From the Inspect tab, you can now select any partition. The decoded partition is displayed on the panel to the right.
Using the Pipeline API, you can run the batch pipeline you just created on a cluster. You can deploy your pipeline in one of two ways:
- scheduled pipeline, that automatically runs every time there is a new version of an input catalog
- run-once pipeline, that uses a
pipeline-job.conf
configuration you provide.
To use the Pipeline API, your App ID must belong to a Group. Your administrator must set up a Group ID in your account and assign your application to the group. Finally, you must grant that Group ID Read and Write access to the output catalog.

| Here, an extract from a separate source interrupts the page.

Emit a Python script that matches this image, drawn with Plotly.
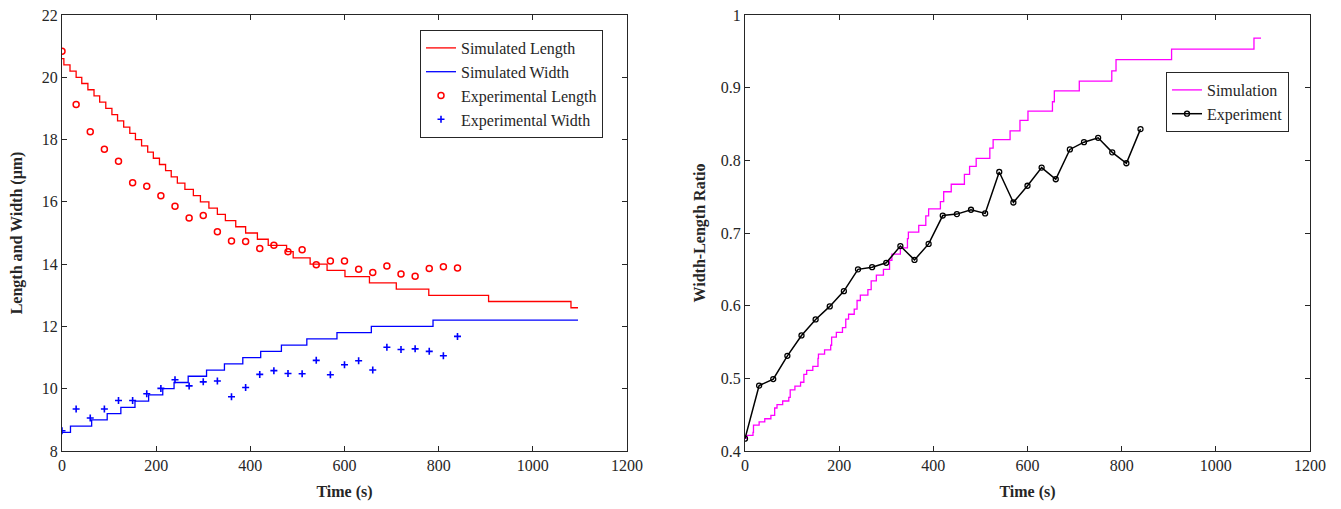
import plotly.graph_objects as go

# ---------------- data ----------------
# Simulated length: times (s) at which a new level starts, and the level (um)
sim_len_t = [0, 4, 17, 30, 42, 55, 68, 80, 93, 106, 118, 131, 144, 156, 169, 182, 194,
             207, 220, 232, 245, 261, 279, 294, 312, 330, 347, 369, 390, 415, 438, 477,
             491, 527, 563, 601, 653, 710, 779, 906, 1081, 1096]
sim_len_v = [20.6, 20.4, 20.2, 20.0, 19.8, 19.6, 19.4, 19.2, 19.0, 18.8, 18.6, 18.4, 18.2,
             18.0, 17.8, 17.6, 17.4, 17.2, 17.0, 16.8, 16.6, 16.4, 16.2, 16.0, 15.8, 15.6,
             15.4, 15.2, 15.0, 14.8, 14.6, 14.4, 14.2, 14.0, 13.8, 13.6, 13.4, 13.2, 13.0,
             12.8, 12.6, 12.6]

# Simulated width
sim_wid_t = [0, 18, 63, 96, 125, 155, 184, 214, 238, 268, 307, 345, 384, 422, 466, 520,
             584, 657, 788, 1096]
sim_wid_v = [8.6, 8.8, 9.0, 9.2, 9.4, 9.6, 9.8, 10.0, 10.2, 10.4, 10.6, 10.8, 11.0, 11.2,
             11.4, 11.6, 11.8, 12.0, 12.2, 12.2]

# Experimental measurements every 30 s
exp_t = [0, 30, 60, 90, 120, 150, 180, 210, 240, 270, 300, 330, 360, 390, 420, 450, 480,
         510, 540, 570, 600, 630, 660, 690, 720, 750, 780, 810, 840]
exp_len = [20.84, 19.13, 18.25, 17.69, 17.30, 16.61, 16.50, 16.20, 15.86, 15.48, 15.56,
           15.04, 14.74, 14.73, 14.50, 14.61, 14.40, 14.46, 13.98, 14.10, 14.10, 13.84,
           13.73, 13.94, 13.68, 13.61, 13.86, 13.92, 13.88]
exp_wid = [8.65, 9.35, 9.06, 9.35, 9.62, 9.62, 9.84, 10.01, 10.29, 10.09, 10.22, 10.25,
           9.74, 10.04, 10.46, 10.58, 10.49, 10.48, 10.91, 10.45, 10.77, 10.90, 10.60,
           11.33, 11.26, 11.28, 11.20, 11.06, 11.68]

# Simulated width-length ratio (step changes)
sim_ratio_t = [0, 4, 17, 18, 30, 42, 55, 63, 68, 80, 93, 96, 106, 118, 125, 131, 144, 155,
               156, 169, 182, 184, 194, 207, 214, 220, 232, 238, 245, 261, 268, 279, 294,
               307, 312, 330, 345, 347, 369, 384, 390, 415, 422, 438, 466, 477, 491, 520,
               527, 563, 584, 601, 653, 657, 710, 779, 788, 906, 1081, 1096]
sim_ratio_v = [0.4175, 0.4216, 0.4257, 0.4356, 0.4400, 0.4444, 0.4490, 0.4592, 0.4639,
               0.4688, 0.4737, 0.4842, 0.4894, 0.4946, 0.5054, 0.5109, 0.5165, 0.5275,
               0.5333, 0.5393, 0.5455, 0.5568, 0.5632, 0.5698, 0.5814, 0.5882, 0.5952,
               0.6071, 0.6145, 0.6220, 0.6341, 0.6420, 0.6500, 0.6625, 0.6709, 0.6795,
               0.6923, 0.7013, 0.7105, 0.7237, 0.7333, 0.7432, 0.7568, 0.7671, 0.7808,
               0.7917, 0.8028, 0.8169, 0.8286, 0.8406, 0.8551, 0.8676, 0.8806, 0.8955,
               0.9091, 0.9231, 0.9385, 0.9531, 0.9683, 0.9683]

# Experimental ratio
exp_ratio = [0.417, 0.490, 0.499, 0.531, 0.559, 0.581, 0.599, 0.620, 0.650, 0.653, 0.659,
             0.682, 0.663, 0.685, 0.724, 0.726, 0.732, 0.727, 0.784, 0.742, 0.765, 0.790,
             0.774, 0.815, 0.825, 0.831, 0.811, 0.796, 0.843]

x_ticks = [0, 200, 400, 600, 800, 1000, 1200]
left_y_ticks = [8, 10, 12, 14, 16, 18, 20, 22]
right_y_ticks = [0.4, 0.5, 0.6, 0.7, 0.8, 0.9, 1.0]
right_y_labels = ["0.4", "0.5", "0.6", "0.7", "0.8", "0.9", "1"]

# ---------------- figure ----------------
FONT = "Liberation Serif, Times New Roman, serif"
W, H = 1341, 509
FS = 16

fig = go.Figure()

fig.add_trace(go.Scatter(x=sim_len_t, y=sim_len_v, mode="lines", line_shape="hv",
                         line=dict(color="#FF0000", width=1.3), name="Simulated Length",
                         xaxis="x", yaxis="y", legend="legend"))
fig.add_trace(go.Scatter(x=sim_wid_t, y=sim_wid_v, mode="lines", line_shape="hv",
                         line=dict(color="#0000FF", width=1.3), name="Simulated Width",
                         xaxis="x", yaxis="y", legend="legend"))
fig.add_trace(go.Scatter(x=exp_t, y=exp_len, mode="markers",
                         marker=dict(symbol="circle-open", color="#FF0000", size=6,
                                     line=dict(width=1.5, color="#FF0000")),
                         name="Experimental Length", xaxis="x", yaxis="y", legend="legend"))
fig.add_trace(go.Scatter(x=exp_t, y=exp_wid, mode="markers",
                         marker=dict(symbol="cross-thin", color="#0000FF", size=5,
                                     line=dict(width=1.6, color="#0000FF")),
                         name="Experimental Width", xaxis="x", yaxis="y", legend="legend"))

fig.add_trace(go.Scatter(x=sim_ratio_t, y=sim_ratio_v, mode="lines", line_shape="hv",
                         line=dict(color="#FF00FF", width=1.3), name="Simulation",
                         xaxis="x2", yaxis="y2", legend="legend2"))
fig.add_trace(go.Scatter(x=exp_t, y=exp_ratio, mode="lines+markers",
                         line=dict(color="#000000", width=1.5),
                         marker=dict(symbol="circle-open", color="#000000", size=5,
                                     line=dict(width=1.3, color="#000000")),
                         name="Experiment", xaxis="x2", yaxis="y2", legend="legend2"))

axis_common = dict(showline=True, linecolor="#262626", linewidth=1, mirror="allticks",
                   ticks="inside", ticklen=5, tickwidth=1, tickcolor="#262626",
                   showgrid=False, zeroline=False, automargin=False,
                   tickfont=dict(family=FONT, size=FS, color="#262626"))

yd = [58 / H, 494 / H]

fig.update_layout(
    template="none",
    width=W, height=H, autosize=False,
    margin=dict(l=0, r=0, t=0, b=0, pad=0),
    paper_bgcolor="white", plot_bgcolor="white",
    font=dict(family=FONT, size=FS, color="#262626"),
    showlegend=True,
    xaxis=dict(domain=[62 / W, 627 / W], range=[0, 1200], tickvals=x_ticks, anchor="y",
               title=dict(text="<b>Time (s)</b>", font=dict(family=FONT, size=FS), standoff=12),
               **axis_common),
    yaxis=dict(domain=yd, range=[8, 22], tickvals=left_y_ticks, anchor="x",
               title=dict(text="<b>Length and Width (\u03bcm)</b>", font=dict(family=FONT, size=FS),
                          standoff=15),
               **axis_common),
    xaxis2=dict(domain=[745 / W, 1310 / W], range=[0, 1200], tickvals=x_ticks, anchor="y2",
                title=dict(text="<b>Time (s)</b>", font=dict(family=FONT, size=FS), standoff=12),
                **axis_common),
    yaxis2=dict(domain=yd, range=[0.4, 1.0], tickvals=right_y_ticks, ticktext=right_y_labels,
                anchor="x2",
                title=dict(text="<b>Width-Length Ratio</b>", font=dict(family=FONT, size=FS),
                           standoff=11),
                **axis_common),
    legend=dict(x=420 / W, y=1 - 30 / H, xanchor="left", yanchor="top",
                bgcolor="white", bordercolor="#262626", borderwidth=1,
                font=dict(family=FONT, size=FS, color="#262626"),
                tracegroupgap=0, itemwidth=30),
    legend2=dict(x=1166 / W, y=1 - 72 / H, xanchor="left", yanchor="top",
                 bgcolor="white", bordercolor="#262626", borderwidth=1,
                 font=dict(family=FONT, size=FS, color="#262626"),
                 tracegroupgap=0, itemwidth=30),
)

post = ("document.documentElement.style.margin='0';document.body.style.margin='0';"
        "document.body.style.overflow='hidden';"
        "var gd=document.getElementById('{plot_id}');"
        "Plotly.relayout(gd,{width:%d,height:%d});" % (W, H))

fig.write_html("out.html", config={"responsive": False, "displayModeBar": False},
               post_script=post)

To deploy the processor to the HERE Workspace pipeline, first package it into a fat JAR. The pom.xml
file generated by the Archetypes contains a platform
profile for this purpose:
$ pwd
~/projects/nodecardinality/processor
$ mvn -Pplatform package
The above command creates a fat JAR of the processor as processor/target/processor-1.0-SNAPSHOT-platform.jar
.
You must use this file to create a Pipeline Template.
Refer to the Pipelines Developer's Guide for detailed instructions on deploying and running pipelines from the HERE platform portal.
Additionally, you can deploy and run a pipeline with the OLP CLI. Refer to the OLP CLI User Guide for details.